---------- PROVIDED DATA ----------

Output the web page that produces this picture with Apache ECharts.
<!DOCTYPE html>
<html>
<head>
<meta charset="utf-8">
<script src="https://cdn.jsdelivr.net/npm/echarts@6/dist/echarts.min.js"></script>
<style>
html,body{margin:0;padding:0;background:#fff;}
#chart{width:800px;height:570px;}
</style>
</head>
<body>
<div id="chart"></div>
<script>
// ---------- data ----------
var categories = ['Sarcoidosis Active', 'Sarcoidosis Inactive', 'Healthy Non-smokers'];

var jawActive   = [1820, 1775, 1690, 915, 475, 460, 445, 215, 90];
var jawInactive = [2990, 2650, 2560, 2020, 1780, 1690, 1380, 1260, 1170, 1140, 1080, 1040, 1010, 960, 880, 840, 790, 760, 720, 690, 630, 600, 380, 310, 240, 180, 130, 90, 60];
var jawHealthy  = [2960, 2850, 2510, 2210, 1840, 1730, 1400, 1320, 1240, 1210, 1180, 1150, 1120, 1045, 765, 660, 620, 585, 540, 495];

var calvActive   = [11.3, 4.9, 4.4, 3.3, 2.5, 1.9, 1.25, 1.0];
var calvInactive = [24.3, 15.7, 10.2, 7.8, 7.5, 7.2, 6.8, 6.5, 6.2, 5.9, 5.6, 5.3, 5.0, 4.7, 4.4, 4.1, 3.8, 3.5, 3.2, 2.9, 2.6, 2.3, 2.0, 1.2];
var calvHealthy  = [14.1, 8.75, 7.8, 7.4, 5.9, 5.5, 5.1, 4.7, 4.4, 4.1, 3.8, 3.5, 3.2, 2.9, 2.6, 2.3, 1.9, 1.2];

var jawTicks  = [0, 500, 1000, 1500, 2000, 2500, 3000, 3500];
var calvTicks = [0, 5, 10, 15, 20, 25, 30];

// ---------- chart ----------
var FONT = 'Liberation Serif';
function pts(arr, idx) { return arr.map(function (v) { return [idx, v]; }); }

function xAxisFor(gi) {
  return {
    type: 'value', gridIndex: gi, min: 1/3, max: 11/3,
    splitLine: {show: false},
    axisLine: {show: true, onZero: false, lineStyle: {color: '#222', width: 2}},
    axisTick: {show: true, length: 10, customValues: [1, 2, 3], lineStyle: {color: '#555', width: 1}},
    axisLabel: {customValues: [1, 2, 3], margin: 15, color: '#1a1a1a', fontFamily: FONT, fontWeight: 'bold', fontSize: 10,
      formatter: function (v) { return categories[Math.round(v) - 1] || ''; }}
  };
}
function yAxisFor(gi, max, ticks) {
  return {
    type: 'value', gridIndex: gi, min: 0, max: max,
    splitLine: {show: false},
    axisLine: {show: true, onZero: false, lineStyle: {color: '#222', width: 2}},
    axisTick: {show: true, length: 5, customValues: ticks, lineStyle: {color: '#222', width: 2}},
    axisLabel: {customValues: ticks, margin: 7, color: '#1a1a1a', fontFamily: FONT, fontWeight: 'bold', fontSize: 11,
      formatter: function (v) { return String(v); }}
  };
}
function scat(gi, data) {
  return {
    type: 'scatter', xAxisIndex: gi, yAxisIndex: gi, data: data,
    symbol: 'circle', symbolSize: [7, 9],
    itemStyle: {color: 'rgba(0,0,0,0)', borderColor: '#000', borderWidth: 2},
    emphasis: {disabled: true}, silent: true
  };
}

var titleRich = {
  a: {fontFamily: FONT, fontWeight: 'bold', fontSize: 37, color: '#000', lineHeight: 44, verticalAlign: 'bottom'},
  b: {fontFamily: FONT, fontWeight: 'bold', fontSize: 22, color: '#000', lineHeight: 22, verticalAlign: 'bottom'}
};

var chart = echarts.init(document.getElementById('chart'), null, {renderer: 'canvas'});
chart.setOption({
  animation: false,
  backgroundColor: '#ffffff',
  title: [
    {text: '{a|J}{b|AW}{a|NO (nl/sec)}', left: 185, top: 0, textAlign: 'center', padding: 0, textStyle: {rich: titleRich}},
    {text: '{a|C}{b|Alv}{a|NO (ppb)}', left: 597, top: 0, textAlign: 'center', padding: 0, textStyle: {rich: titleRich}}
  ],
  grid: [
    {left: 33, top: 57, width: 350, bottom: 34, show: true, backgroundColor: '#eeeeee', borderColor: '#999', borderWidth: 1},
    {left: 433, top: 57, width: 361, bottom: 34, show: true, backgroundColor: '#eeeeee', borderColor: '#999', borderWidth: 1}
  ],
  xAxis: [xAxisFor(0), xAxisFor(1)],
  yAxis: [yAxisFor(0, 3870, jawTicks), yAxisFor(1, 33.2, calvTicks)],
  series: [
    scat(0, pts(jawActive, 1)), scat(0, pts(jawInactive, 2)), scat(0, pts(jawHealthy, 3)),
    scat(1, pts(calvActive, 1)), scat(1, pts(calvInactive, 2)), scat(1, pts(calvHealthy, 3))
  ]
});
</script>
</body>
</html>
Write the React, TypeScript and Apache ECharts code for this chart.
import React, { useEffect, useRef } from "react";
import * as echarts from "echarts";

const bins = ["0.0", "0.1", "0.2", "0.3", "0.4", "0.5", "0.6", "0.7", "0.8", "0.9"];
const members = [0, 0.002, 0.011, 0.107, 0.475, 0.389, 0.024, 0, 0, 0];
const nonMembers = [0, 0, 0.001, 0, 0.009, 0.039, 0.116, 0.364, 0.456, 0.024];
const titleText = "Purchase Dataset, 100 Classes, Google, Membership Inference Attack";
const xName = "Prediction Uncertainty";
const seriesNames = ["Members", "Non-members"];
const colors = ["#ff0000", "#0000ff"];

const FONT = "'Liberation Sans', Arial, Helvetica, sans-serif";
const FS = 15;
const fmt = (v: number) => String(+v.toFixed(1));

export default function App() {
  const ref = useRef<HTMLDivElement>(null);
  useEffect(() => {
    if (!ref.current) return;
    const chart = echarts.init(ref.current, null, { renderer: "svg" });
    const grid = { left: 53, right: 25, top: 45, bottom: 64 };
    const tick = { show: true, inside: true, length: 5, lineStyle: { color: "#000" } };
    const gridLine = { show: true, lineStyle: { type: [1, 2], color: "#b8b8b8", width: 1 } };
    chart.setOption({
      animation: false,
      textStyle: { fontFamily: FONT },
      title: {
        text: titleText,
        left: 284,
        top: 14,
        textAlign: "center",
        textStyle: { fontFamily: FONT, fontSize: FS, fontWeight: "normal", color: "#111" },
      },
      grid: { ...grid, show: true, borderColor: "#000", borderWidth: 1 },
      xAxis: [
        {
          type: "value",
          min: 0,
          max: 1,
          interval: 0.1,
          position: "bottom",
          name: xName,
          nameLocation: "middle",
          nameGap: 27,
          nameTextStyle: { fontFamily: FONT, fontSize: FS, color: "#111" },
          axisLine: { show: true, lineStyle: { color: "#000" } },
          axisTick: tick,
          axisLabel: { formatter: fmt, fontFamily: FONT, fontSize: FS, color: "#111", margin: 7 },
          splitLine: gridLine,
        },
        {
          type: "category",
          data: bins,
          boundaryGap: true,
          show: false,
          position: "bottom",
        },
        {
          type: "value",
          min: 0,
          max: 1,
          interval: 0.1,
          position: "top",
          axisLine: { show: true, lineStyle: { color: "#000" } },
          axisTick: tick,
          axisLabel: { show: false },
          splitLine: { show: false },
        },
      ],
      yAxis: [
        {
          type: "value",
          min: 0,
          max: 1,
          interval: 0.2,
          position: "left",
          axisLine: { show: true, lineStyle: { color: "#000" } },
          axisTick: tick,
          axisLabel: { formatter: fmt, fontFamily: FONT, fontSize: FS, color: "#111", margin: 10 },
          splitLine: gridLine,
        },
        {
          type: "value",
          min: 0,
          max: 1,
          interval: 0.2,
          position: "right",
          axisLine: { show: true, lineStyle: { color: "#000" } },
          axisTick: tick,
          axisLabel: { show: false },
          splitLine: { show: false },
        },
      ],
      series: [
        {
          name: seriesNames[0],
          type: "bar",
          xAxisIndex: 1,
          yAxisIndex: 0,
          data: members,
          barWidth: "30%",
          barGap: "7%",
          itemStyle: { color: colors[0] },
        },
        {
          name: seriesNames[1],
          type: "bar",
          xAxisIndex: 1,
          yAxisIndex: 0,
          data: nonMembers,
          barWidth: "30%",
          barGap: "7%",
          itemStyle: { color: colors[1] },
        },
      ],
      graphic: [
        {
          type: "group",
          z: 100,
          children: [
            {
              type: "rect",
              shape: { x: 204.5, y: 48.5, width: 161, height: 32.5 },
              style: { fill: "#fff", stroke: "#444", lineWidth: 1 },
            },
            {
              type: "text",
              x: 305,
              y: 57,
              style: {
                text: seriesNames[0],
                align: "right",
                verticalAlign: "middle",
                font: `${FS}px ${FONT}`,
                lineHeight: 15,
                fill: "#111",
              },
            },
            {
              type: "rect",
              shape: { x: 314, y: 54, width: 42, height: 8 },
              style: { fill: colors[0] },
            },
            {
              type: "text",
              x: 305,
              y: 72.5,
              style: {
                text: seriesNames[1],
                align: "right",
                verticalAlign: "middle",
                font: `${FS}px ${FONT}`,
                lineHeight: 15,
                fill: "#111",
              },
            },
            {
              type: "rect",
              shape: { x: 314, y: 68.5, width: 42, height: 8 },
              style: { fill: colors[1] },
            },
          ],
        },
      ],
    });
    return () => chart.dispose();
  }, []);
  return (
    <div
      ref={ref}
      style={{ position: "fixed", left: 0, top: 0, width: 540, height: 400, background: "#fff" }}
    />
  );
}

----------

• GIVEN PROBLEM
Extract exactly and only these lines: the line containing "Write the React, TypeScript", the line containing "const fmt = (v: number)", and every line between them.

• TASK OUTPUT
Write the React, TypeScript and Apache ECharts code for this chart.
import React, { useEffect, useRef } from "react";
import * as echarts from "echarts";

const bins = ["0.0", "0.1", "0.2", "0.3", "0.4", "0.5", "0.6", "0.7", "0.8", "0.9"];
const members = [0, 0.002, 0.011, 0.107, 0.475, 0.389, 0.024, 0, 0, 0];
const nonMembers = [0, 0, 0.001, 0, 0.009, 0.039, 0.116, 0.364, 0.456, 0.024];
const titleText = "Purchase Dataset, 100 Classes, Google, Membership Inference Attack";
const xName = "Prediction Uncertainty";
const seriesNames = ["Members", "Non-members"];
const colors = ["#ff0000", "#0000ff"];

const FONT = "'Liberation Sans', Arial, Helvetica, sans-serif";
const FS = 15;
const fmt = (v: number) => String(+v.toFixed(1));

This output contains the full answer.